At the basis of these phobias and suspicions – which, alas, are the determining factor in Constantinople’s destructive policies for world Orthodoxy – lies a complete failure to understand the essence of the idea of Moscow – the Third Rome, which some Greek bishops believe to be “idle talk”, “grossly offensive” and even “blasphemy” (the letter of the general secretary of the Holy Synod of the Patriarchate of Constantinople Meliton, metropolitan of Philadelphia, of 27th May 2004) and even call it a “satanic and imperialistic ideology” (https://www.orthodoxkorea.org/gr-interview-met-ambrosios-russian-orthodox-patriarchate-korea/ , https://www.archons.org/-/moscow-tramples-canons-undermines-korea).

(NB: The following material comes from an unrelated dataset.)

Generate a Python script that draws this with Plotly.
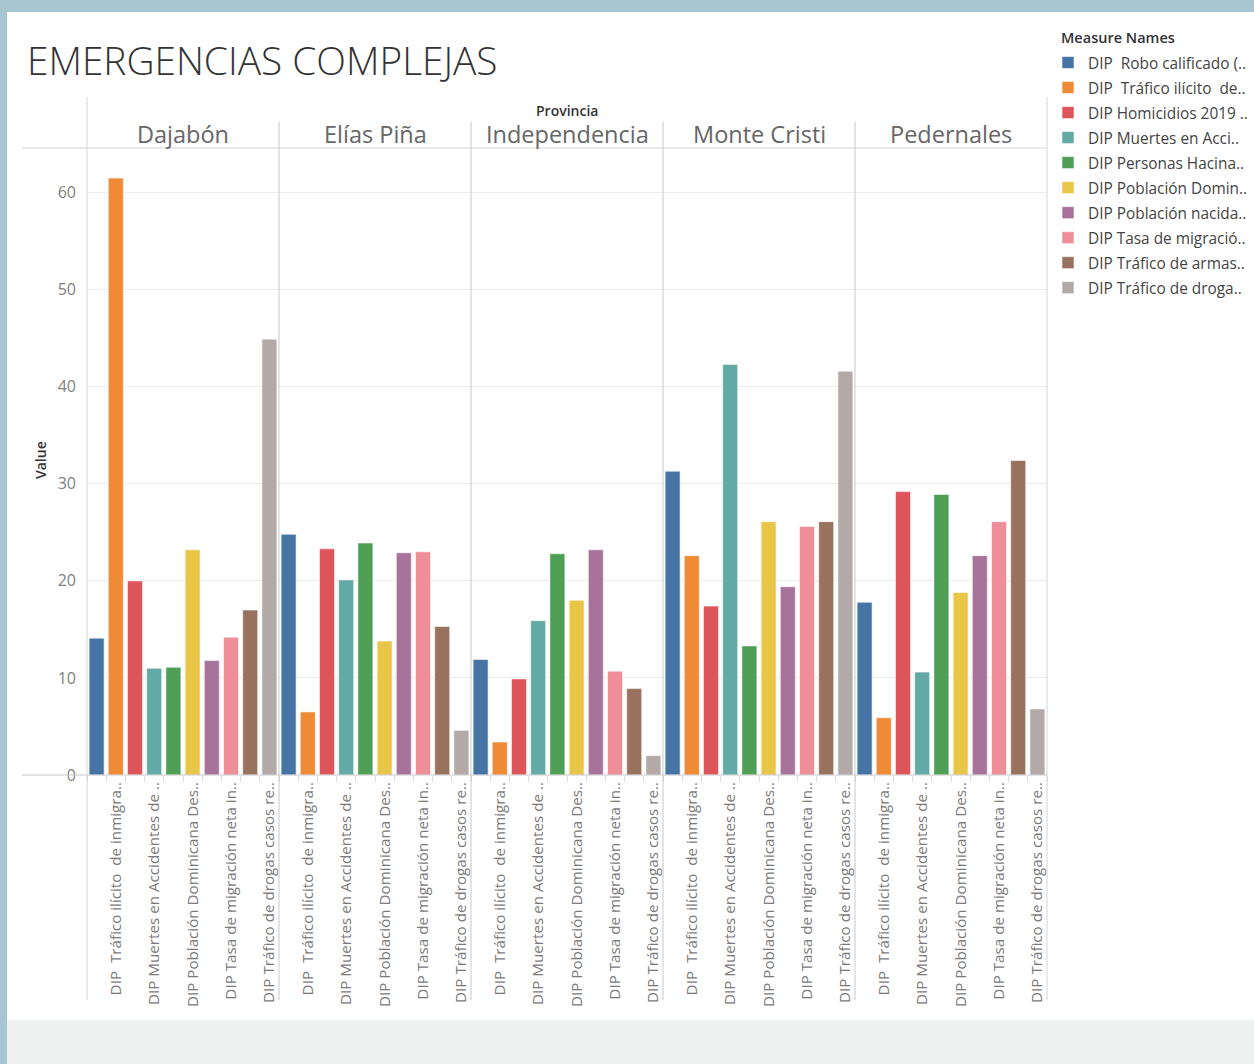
import plotly.graph_objects as go

# ---- data -------------------------------------------------------------
provinces = ["Dajabón", "Elías Piña", "Independencia", "Monte Cristi", "Pedernales"]

measures = [
    "DIP\u00a0 Robo calificado (..",
    "DIP\u00a0 Tráfico ilícito\u00a0 de..",
    "DIP Homicidios 2019 ..",
    "DIP Muertes en Acci..",
    "DIP Personas Hacina..",
    "DIP Población Domin..",
    "DIP Población nacida..",
    "DIP Tasa de migració..",
    "DIP Tráfico de armas..",
    "DIP Tráfico de droga..",
]

# axis labels shown under every second measure
axis_labels = [
    "DIP\u00a0 Tráfico ilícito\u00a0 de inmigra..",
    "DIP Muertes en Accidentes de ..",
    "DIP Población Dominicana Des..",
    "DIP Tasa de migración neta in..",
    "DIP Tráfico de drogas casos re..",
]

dajabon = [14.1, 61.5, 20.0, 11.0, 11.1, 23.2, 11.8, 14.2, 17.0, 44.9]
elias_pina = [24.8, 6.5, 23.3, 20.1, 23.9, 13.8, 22.9, 23.0, 15.3, 4.6]
independencia = [11.9, 3.4, 9.9, 15.9, 22.8, 18.0, 23.2, 10.7, 8.9, 2.0]
monte_cristi = [31.3, 22.6, 17.4, 42.3, 13.3, 26.1, 19.4, 25.6, 26.1, 41.6]
pedernales = [17.8, 5.9, 29.2, 10.6, 28.9, 18.8, 22.6, 26.1, 32.4, 6.8]

values_by_province = [dajabon, elias_pina, independencia, monte_cristi, pedernales]

y_ticks = [0, 10, 20, 30, 40, 50, 60]

colors = ["#4674a5", "#ef8a36", "#de555c", "#63a9a5", "#4f9e55",
          "#e9c548", "#a8739a", "#ee8e99", "#98725f", "#b3a9a6"]

# ---- geometry helpers (pixel -> paper) ---------------------------------
W, H = 1254, 1064
def fx(px):
    return px / W
def fy(py):
    return 1 - py / H

PANEL_LEFT = 87
PANEL_W = 192
PLOT_TOP = 148
PLOT_BOTTOM = 775
LABEL_BOTTOM = 1000
FONT = "'Open Sans', Lato, sans-serif"
LINE = "#d5d5d5"

fig = go.Figure()

for k, vals in enumerate(values_by_province):
    xa = "x" if k == 0 else f"x{k + 1}"
    for i, m in enumerate(measures):
        fig.add_trace(go.Bar(
            x=[m], y=[vals[i]],
            xaxis=xa, yaxis="y",
            name=m, legendgroup=m, showlegend=(k == 0),
            marker=dict(color=colors[i],
                        line=dict(color="rgba(255,255,255,0.55)", width=1)),
            hovertemplate=f"{provinces[k]}<br>{m}: %{{y}}<extra></extra>",
        ))

tick_text = []
j = 0
for i in range(len(measures)):
    if i % 2 == 1:
        tick_text.append(axis_labels[j])
        j += 1
    else:
        tick_text.append("")

layout_axes = {}
for k in range(len(provinces)):
    key = "xaxis" if k == 0 else f"xaxis{k + 1}"
    left = PANEL_LEFT + PANEL_W * k
    layout_axes[key] = dict(
        domain=[fx(left), fx(left + PANEL_W)],
        anchor="y",
        type="category",
        categoryorder="array",
        categoryarray=measures,
        tickmode="array",
        tickvals=measures,
        ticktext=tick_text,
        tickangle=-90,
        ticks="outside",
        tickson="boundaries",
        ticklen=6,
        tickcolor="#dcdcdc",
        ticklabelstandoff=3,
        tickfont=dict(family=FONT, size=15.2, color="#7a7a7a"),
        showgrid=False,
        showline=False,
        zeroline=False,
        automargin=False,
        fixedrange=True,
    )

fig.update_layout(
    **layout_axes,
    yaxis=dict(
        domain=[fy(PLOT_BOTTOM), fy(PLOT_TOP)],
        anchor="x",
        range=[0, 64.6],
        tickmode="array",
        tickvals=y_ticks,
        gridcolor="#ececec",
        gridwidth=1,
        showline=False,
        zeroline=False,
        ticks="",
        ticklabelstandoff=10,
        tickfont=dict(family=FONT, size=16, color="#808080"),
        automargin=False,
        fixedrange=True,
    ),
    barmode="overlay",
    bargap=0.22,
    width=W, height=H,
    autosize=False,
    margin=dict(l=0, r=0, t=0, b=0, pad=0, autoexpand=False),
    paper_bgcolor="#a7c6d2",
    plot_bgcolor="rgba(0,0,0,0)",
    font=dict(family=FONT, color="#444"),
    legend=dict(
        x=fx(1048), y=fy(46), xanchor="left", yanchor="top",
        font=dict(family=FONT, size=15.4, color="#444"),
        bgcolor="rgba(0,0,0,0)",
        traceorder="grouped",
        tracegroupgap=2,
        itemclick=False, itemdoubleclick=False,
    ),
    showlegend=True,
)

shapes = [
    # white dashboard panel and grey footer
    dict(type="rect", xref="paper", yref="paper", layer="below",
         x0=fx(7), x1=1, y0=fy(1020), y1=fy(12),
         fillcolor="white", line=dict(width=0)),
    dict(type="rect", xref="paper", yref="paper", layer="below",
         x0=fx(7), x1=1, y0=0, y1=fy(1020),
         fillcolor="#eff1f0", line=dict(width=0)),
    # header bottom rule and baseline
    dict(type="line", xref="paper", yref="paper",
         x0=fx(22), x1=fx(1047), y0=fy(PLOT_TOP), y1=fy(PLOT_TOP),
         line=dict(color=LINE, width=1)),
    dict(type="line", xref="paper", yref="paper",
         x0=fx(22), x1=fx(1047), y0=fy(PLOT_BOTTOM), y1=fy(PLOT_BOTTOM),
         line=dict(color="#c8c8c8", width=1)),
    # outer vertical rules
    dict(type="line", xref="paper", yref="paper",
         x0=fx(PANEL_LEFT), x1=fx(PANEL_LEFT), y0=fy(LABEL_BOTTOM), y1=fy(97),
         line=dict(color=LINE, width=1)),
    dict(type="line", xref="paper", yref="paper",
         x0=fx(1047), x1=fx(1047), y0=fy(LABEL_BOTTOM), y1=fy(97),
         line=dict(color=LINE, width=1)),
]
for k in range(1, len(provinces)):
    xp = PANEL_LEFT + PANEL_W * k
    shapes.append(dict(type="line", xref="paper", yref="paper",
                       x0=fx(xp), x1=fx(xp), y0=fy(LABEL_BOTTOM), y1=fy(122),
                       line=dict(color="#c9c9c9", width=1)))

annotations = [
    dict(text="EMERGENCIAS COMPLEJAS", xref="paper", yref="paper",
         x=fx(25), y=fy(60), xanchor="left", yanchor="middle", showarrow=False,
         font=dict(family=FONT, size=38.8, color="#333", weight=300)),
    dict(text="Measure Names", xref="paper", yref="paper",
         x=fx(1059), y=fy(38), xanchor="left", yanchor="middle", showarrow=False,
         font=dict(family=FONT, size=14.5, color="#333", weight=600)),
    dict(text="Provincia", xref="paper", yref="paper",
         x=fx(567), y=fy(110), xanchor="center", yanchor="middle", showarrow=False,
         font=dict(family=FONT, size=14, color="#333", weight=600)),
    dict(text="Value", xref="paper", yref="paper", textangle=-90,
         x=fx(41), y=fy(460), xanchor="center", yanchor="middle", showarrow=False,
         font=dict(family=FONT, size=14, color="#333", weight=600)),
]
for k, p in enumerate(provinces):
    annotations.append(dict(
        text=p, xref="paper", yref="paper",
        x=fx(PANEL_LEFT + PANEL_W * k + PANEL_W / 2), y=fy(134),
        xanchor="center", yanchor="middle", showarrow=False,
        font=dict(family=FONT, size=23.5, color="#666")))

fig.update_layout(shapes=shapes, annotations=annotations)

fig.write_html("out.html", config={"displayModeBar": False})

The elder Philopheus, who proposed this formula five hundred years ago, was simply stating a historical reality of the time: the disappearance from the map of the world of all the Orthodox countries apart from Muscovite Russia and the subjugation of all the autocephalous Churches (including the Ecumenical Patriarchate of Constantinople) to the authority of infidel rulers. But the most important thing of all is that the concept of the “Last Kingdom” neither then, nor subsequently ever meant Russia’s claim to either the inheritance of Byzantium or, all the more so, to dominating the entire world.

Indeed, the opposite is true: the Third Rome is a mystical image of the “last country” of world history, the rulers of which would bear a lofty moral responsibility for the destinies of all humankind and who ought not to place their hope in the transient riches, power and glory of “this age”, but solely in God.